“I could be homeless here.”

I overheard this statement while sitting on the beach at Horseshoe Bay, Bermuda.

Yes, the setting was breathtaking—nay awe inspiring . . . pale-pink, silky sand . . . turquoise and aqua shades of ocean water . . . diamond blue sky . . . puffy white cumulous clouds languidly suspended . . . gleaming sunshine.

I, too, could imagine myself homeless here in this brief instant of seeming perfection.

However, in the face of the harsh realities of homelessness, this statement sounded glib and thoughtless.

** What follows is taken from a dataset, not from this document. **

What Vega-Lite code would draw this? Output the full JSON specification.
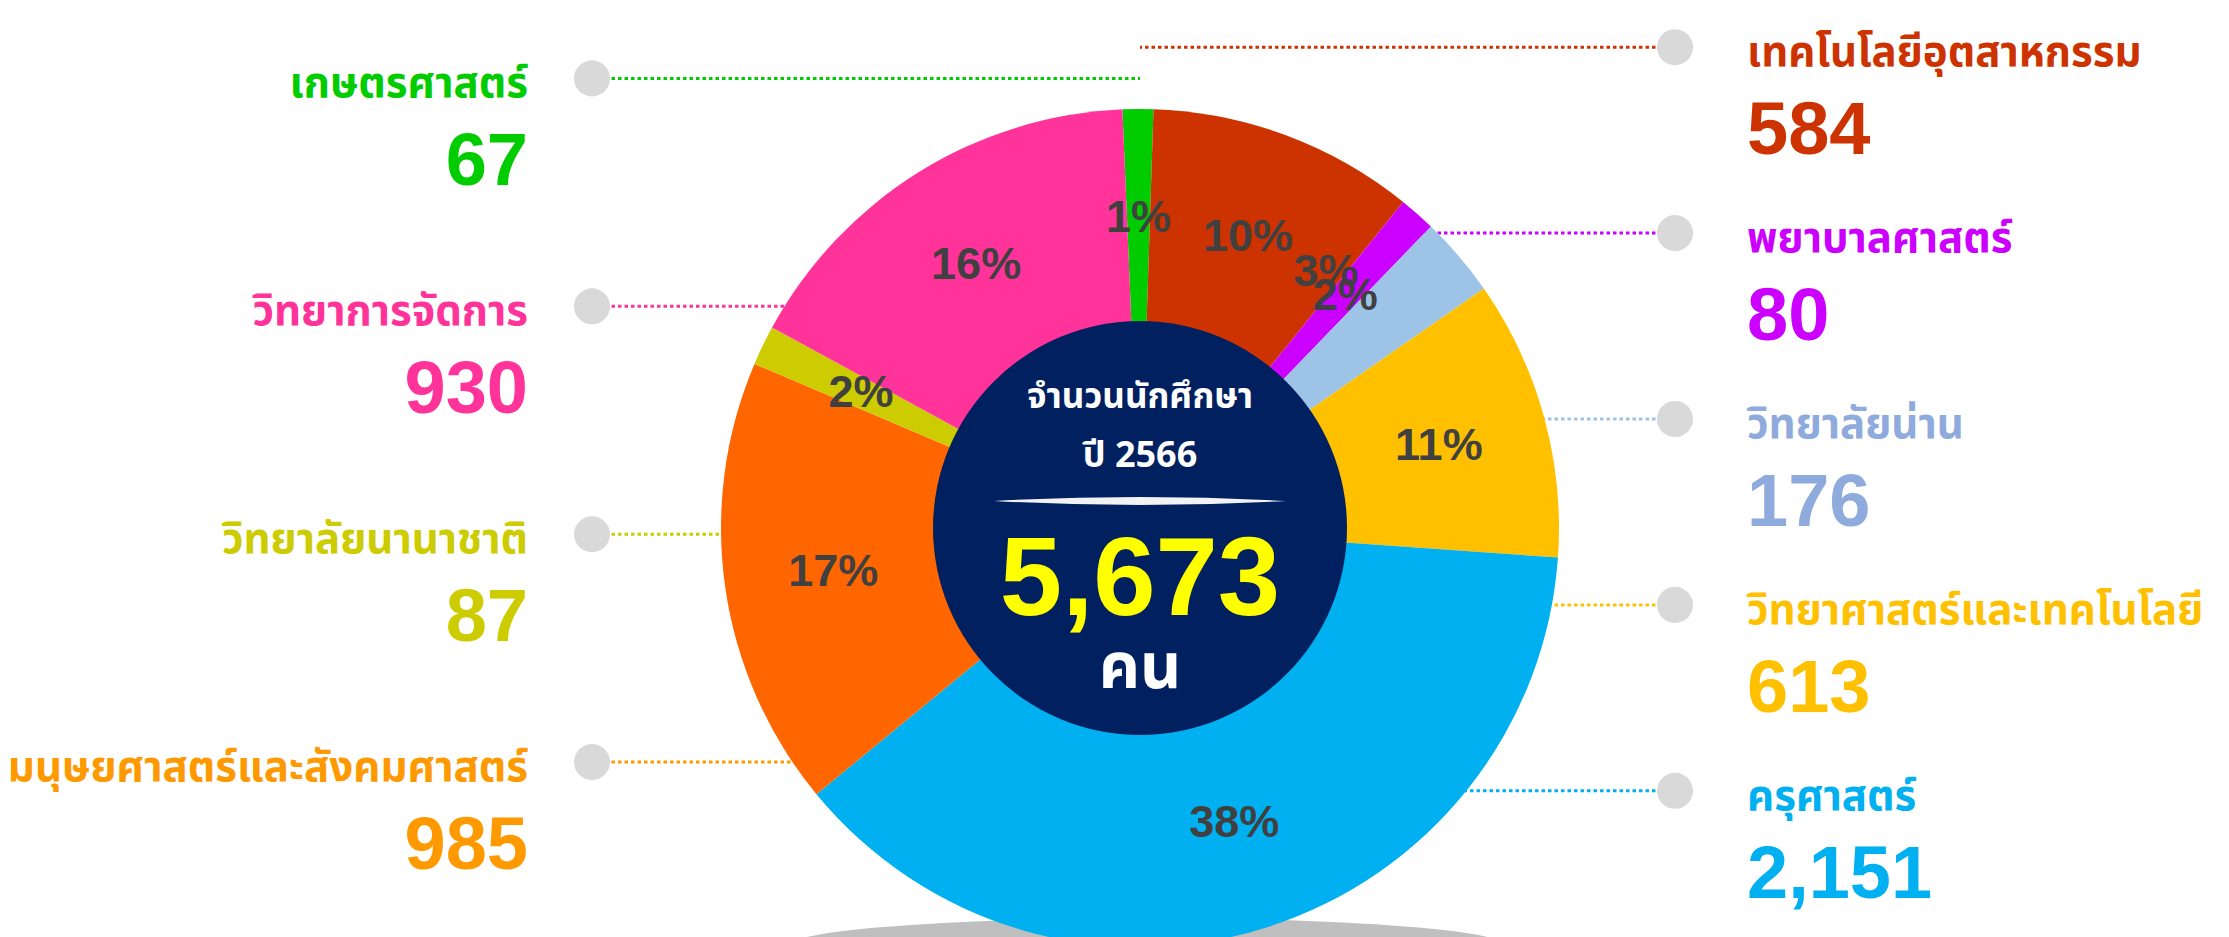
{
  "$schema": "https://vega.github.io/schema/vega-lite/v6.json",
  "autosize": "none",
  "width": 2178,
  "height": 818,
  "padding": {"left": 51, "top": 119, "right": 0, "bottom": 0},
  "background": "#FFFFFF",
  "config": {"view": {"stroke": null}},
  "datasets": {
    "faculty": [
      {"faculty": "เกษตรศาสตร์", "count": 67, "pct": "1%", "side": "left", "rank": 1, "order": 1},
      {"faculty": "เทคโนโลยีอุตสาหกรรม", "count": 584, "pct": "10%", "side": "right", "rank": 1, "order": 2},
      {"faculty": "พยาบาลศาสตร์", "count": 80, "pct": "2%", "side": "right", "rank": 2, "order": 3},
      {"faculty": "วิทยาลัยน่าน", "count": 176, "pct": "3%", "side": "right", "rank": 3, "order": 4},
      {"faculty": "วิทยาศาสตร์และเทคโนโลยี", "count": 613, "pct": "11%", "side": "right", "rank": 4, "order": 5},
      {"faculty": "ครุศาสตร์", "count": 2151, "pct": "38%", "side": "right", "rank": 5, "order": 6},
      {"faculty": "มนุษยศาสตร์และสังคมศาสตร์", "count": 985, "pct": "17%", "side": "left", "rank": 4, "order": 7},
      {"faculty": "วิทยาลัยนานาชาติ", "count": 87, "pct": "2%", "side": "left", "rank": 3, "order": 8},
      {"faculty": "วิทยาการจัดการ", "count": 930, "pct": "16%", "side": "left", "rank": 2, "order": 9}
    ]
  },
  "data": {"name": "faculty"},
  "layer": [
    {
      "data": {"values": [{}]},
      "mark": {"type": "point", "filled": true, "fill": "#BFBFBF", "opacity": 1, "strokeWidth": 0, "size": 702244,
        "shape": "M -0.833 0.995 C -0.833 0.9597 -0.4525 0.931 0.017 0.931 C 0.4865 0.931 0.867 0.9597 0.867 0.995 C 0.867 1.0303 0.4865 1.059 0.017 1.059 C -0.4525 1.059 -0.833 1.0303 -0.833 0.995 Z"},
      "encoding": {}
    },
    {
      "transform": [{"filter": "datum.side === 'left'"}],
      "mark": {"type": "rule", "strokeWidth": 3, "strokeDash": [3.5, 3]},
      "encoding": {
        "x": {"field": "side", "type": "nominal", "scale": {"type": "point", "padding": 0, "domain": ["left", "right"], "range": [541, 1624]}, "axis": null},
        "x2": {"value": {"expr": "width/2"}},
        "y": {"field": "rank", "type": "quantitative", "scale": {"domain": [1, 4], "range": [-40.6, 643.1], "nice": false, "zero": false}, "axis": null},
        "color": {"field": "faculty", "type": "nominal", "legend": null,
          "scale": {"domain": ["เกษตรศาสตร์", "เทคโนโลยีอุตสาหกรรม", "พยาบาลศาสตร์", "วิทยาลัยน่าน", "วิทยาศาสตร์และเทคโนโลยี", "ครุศาสตร์", "มนุษยศาสตร์และสังคมศาสตร์", "วิทยาลัยนานาชาติ", "วิทยาการจัดการ"],
            "range": ["#00CC00", "#CC3300", "#CC00FF", "#9DC3E6", "#FFC000", "#00B0F0", "#FF9900", "#CCCC00", "#FF3399"]}}
      }
    },
    {
      "transform": [{"filter": "datum.side === 'right'"}],
      "mark": {"type": "rule", "strokeWidth": 3, "strokeDash": [3.5, 3]},
      "encoding": {
        "x": {"field": "side", "type": "nominal", "scale": {"type": "point", "padding": 0, "domain": ["left", "right"], "range": [541, 1624]}, "axis": null},
        "x2": {"value": {"expr": "width/2"}},
        "y": {"field": "rank", "type": "quantitative", "scale": {"domain": [1, 5], "range": [-71.8, 671.8], "nice": false, "zero": false}, "axis": null},
        "color": {"field": "faculty", "type": "nominal", "legend": null,
          "scale": {"domain": ["เกษตรศาสตร์", "เทคโนโลยีอุตสาหกรรม", "พยาบาลศาสตร์", "วิทยาลัยน่าน", "วิทยาศาสตร์และเทคโนโลยี", "ครุศาสตร์", "มนุษยศาสตร์และสังคมศาสตร์", "วิทยาลัยนานาชาติ", "วิทยาการจัดการ"],
            "range": ["#00CC00", "#CC3300", "#CC00FF", "#9DC3E6", "#FFC000", "#00B0F0", "#FF9900", "#CCCC00", "#FF3399"]}}
      }
    },
    {
      "mark": {"type": "arc", "outerRadius": 419, "strokeWidth": 0},
      "encoding": {
        "theta": {"field": "count", "type": "quantitative", "stack": true, "scale": {"range": [-0.042, 6.2412], "nice": false, "zero": true}},
        "order": {"field": "order", "type": "quantitative"},
        "color": {"field": "faculty", "type": "nominal", "legend": null,
          "scale": {"domain": ["เกษตรศาสตร์", "เทคโนโลยีอุตสาหกรรม", "พยาบาลศาสตร์", "วิทยาลัยน่าน", "วิทยาศาสตร์และเทคโนโลยี", "ครุศาสตร์", "มนุษยศาสตร์และสังคมศาสตร์", "วิทยาลัยนานาชาติ", "วิทยาการจัดการ"],
            "range": ["#00CC00", "#CC3300", "#CC00FF", "#9DC3E6", "#FFC000", "#00B0F0", "#FF6600", "#CCCC00", "#FF3399"]}}
      }
    },
    {
      "mark": {"type": "text", "radius": 310, "font": "Liberation Sans, Arial, sans-serif", "fontSize": 45, "fontWeight": "bold", "color": "#404040"},
      "encoding": {
        "theta": {"field": "count", "type": "quantitative", "stack": true},
        "order": {"field": "order", "type": "quantitative"},
        "text": {"condition": {"test": "datum.faculty !== 'วิทยาลัยน่าน'", "field": "pct"}, "value": ""}
      }
    },
    {
      "mark": {"type": "text", "radius": 310, "dx": -50, "dy": -55, "font": "Liberation Sans, Arial, sans-serif", "fontSize": 45, "fontWeight": "bold", "color": "#404040"},
      "encoding": {
        "theta": {"field": "count", "type": "quantitative", "stack": true},
        "order": {"field": "order", "type": "quantitative"},
        "text": {"condition": {"test": "datum.faculty === 'วิทยาลัยน่าน'", "field": "pct"}, "value": ""}
      }
    },
    {
      "data": {"values": [{}]},
      "mark": {"type": "arc", "radius": 207, "theta": 0, "theta2": 6.2832, "fill": "#002060"},
      "encoding": {}
    },
    {
      "data": {"values": [{}]},
      "mark": {"type": "point", "filled": true, "fill": "#F2F2F2", "opacity": 1, "strokeWidth": 0, "size": 85264,
        "shape": "M -1 -0.185 Q 0 -0.24 1 -0.185 Q 0 -0.13 -1 -0.185 Z"},
      "encoding": {}
    },
    {
      "data": {"values": [{"line": "จำนวนนักศึกษา"}]},
      "mark": {"type": "text", "baseline": "alphabetic", "dy": -120, "font": "Noto Sans Thai, sans-serif", "fontSize": 35, "fontWeight": "bold", "color": "#FFFFFF"},
      "encoding": {"text": {"field": "line"}}
    },
    {
      "data": {"values": [{"line": "ปี 2566"}]},
      "mark": {"type": "text", "baseline": "alphabetic", "dy": -61, "font": "Noto Sans Thai, sans-serif", "fontSize": 36, "fontWeight": "bold", "color": "#FFFFFF"},
      "encoding": {"text": {"field": "line"}}
    },
    {
      "data": {"values": [{"line": "5,673"}]},
      "mark": {"type": "text", "baseline": "alphabetic", "dy": 87, "font": "Liberation Sans, Arial, sans-serif", "fontSize": 112, "fontWeight": "bold", "color": "#FFFF00"},
      "encoding": {"text": {"field": "line"}}
    },
    {
      "data": {"values": [{"line": "คน"}]},
      "mark": {"type": "text", "baseline": "alphabetic", "dy": 160, "font": "Noto Sans Thai, sans-serif", "fontSize": 64, "fontWeight": "bold", "color": "#FFFFFF"},
      "encoding": {"text": {"field": "line"}}
    },
    {
      "transform": [{"filter": "datum.side === 'left'"}],
      "encoding": {
        "x": {"field": "side", "type": "nominal", "scale": {"type": "point", "padding": 0, "domain": ["left", "right"], "range": [541, 1624]}, "axis": null},
        "y": {"field": "rank", "type": "quantitative", "scale": {"domain": [1, 4], "range": [-40.6, 643.1], "nice": false, "zero": false}, "axis": null}
      },
      "layer": [
        {"mark": {"type": "point", "filled": true, "size": 1300, "color": "#D9D9D9", "opacity": 1}},
        {
          "mark": {"type": "text", "align": "right", "baseline": "alphabetic", "dx": -64, "dy": 19, "font": "Noto Sans Thai, sans-serif", "fontSize": 42, "fontWeight": "bold"},
          "encoding": {
            "text": {"field": "faculty"},
            "color": {"field": "faculty", "type": "nominal", "legend": null,
              "scale": {"domain": ["เกษตรศาสตร์", "เทคโนโลยีอุตสาหกรรม", "พยาบาลศาสตร์", "วิทยาลัยน่าน", "วิทยาศาสตร์และเทคโนโลยี", "ครุศาสตร์", "มนุษยศาสตร์และสังคมศาสตร์", "วิทยาลัยนานาชาติ", "วิทยาการจัดการ"],
                "range": ["#00CC00", "#CC3300", "#CC00FF", "#8FAADC", "#FFC000", "#00B0F0", "#FF9900", "#CCCC00", "#FF3399"]}}
          }
        },
        {
          "mark": {"type": "text", "align": "right", "baseline": "alphabetic", "dx": -64, "dy": 107, "font": "Liberation Sans, Arial, sans-serif", "fontSize": 74, "fontWeight": "bold"},
          "encoding": {
            "text": {"field": "count", "type": "quantitative", "format": ",d"},
            "color": {"field": "faculty", "type": "nominal", "legend": null}
          }
        }
      ]
    },
    {
      "transform": [{"filter": "datum.side === 'right'"}],
      "encoding": {
        "x": {"field": "side", "type": "nominal", "scale": {"type": "point", "padding": 0, "domain": ["left", "right"], "range": [541, 1624]}, "axis": null},
        "y": {"field": "rank", "type": "quantitative", "scale": {"domain": [1, 5], "range": [-71.8, 671.8], "nice": false, "zero": false}, "axis": null}
      },
      "layer": [
        {"mark": {"type": "point", "filled": true, "size": 1300, "color": "#D9D9D9", "opacity": 1}},
        {
          "mark": {"type": "text", "align": "left", "baseline": "alphabetic", "dx": 72, "dy": 19, "font": "Noto Sans Thai, sans-serif", "fontSize": 42, "fontWeight": "bold"},
          "encoding": {
            "text": {"field": "faculty"},
            "color": {"field": "faculty", "type": "nominal", "legend": null,
              "scale": {"domain": ["เกษตรศาสตร์", "เทคโนโลยีอุตสาหกรรม", "พยาบาลศาสตร์", "วิทยาลัยน่าน", "วิทยาศาสตร์และเทคโนโลยี", "ครุศาสตร์", "มนุษยศาสตร์และสังคมศาสตร์", "วิทยาลัยนานาชาติ", "วิทยาการจัดการ"],
                "range": ["#00CC00", "#CC3300", "#CC00FF", "#8FAADC", "#FFC000", "#00B0F0", "#FF9900", "#CCCC00", "#FF3399"]}}
          }
        },
        {
          "mark": {"type": "text", "align": "left", "baseline": "alphabetic", "dx": 72, "dy": 107, "font": "Liberation Sans, Arial, sans-serif", "fontSize": 74, "fontWeight": "bold"},
          "encoding": {
            "text": {"field": "count", "type": "quantitative", "format": ",d"},
            "color": {"field": "faculty", "type": "nominal", "legend": null}
          }
        }
      ]
    }
  ],
  "resolve": {"scale": {"x": "independent", "y": "independent", "color": "independent"}}
}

Perhaps he, like me, was offering it up as praise in thanks for God’s abundance, in a setting of abundance and from a perspective of abundance.

Could there be something deeper and more meaningful in this garden-of-eden frame of mind? What lesson could be learned from what appears as uninformed, unrealistic idealism?

We came into this world with nothing and will leave with nothing. Yet many of us (myself included) sometimes live as if all the possessions we collect along the way are more important than the souls with whom we share the journey.

I had missed my regular Wednesday of volunteering at the foodbank one week. Upon my return, Ricky—a JCCM regular, greeted me with a delighted, “Hi stranger.”

I felt over the moon! I had been accepted into the tribe and felt a part of something much larger, grander and elegant than all my worldly goods combined; more beautiful than Xanadu.

If this is homelessness . . . living now, seeing Christ, knowing we are all in this together, trusting the Divine, then I can live here, where my heart is, in Him.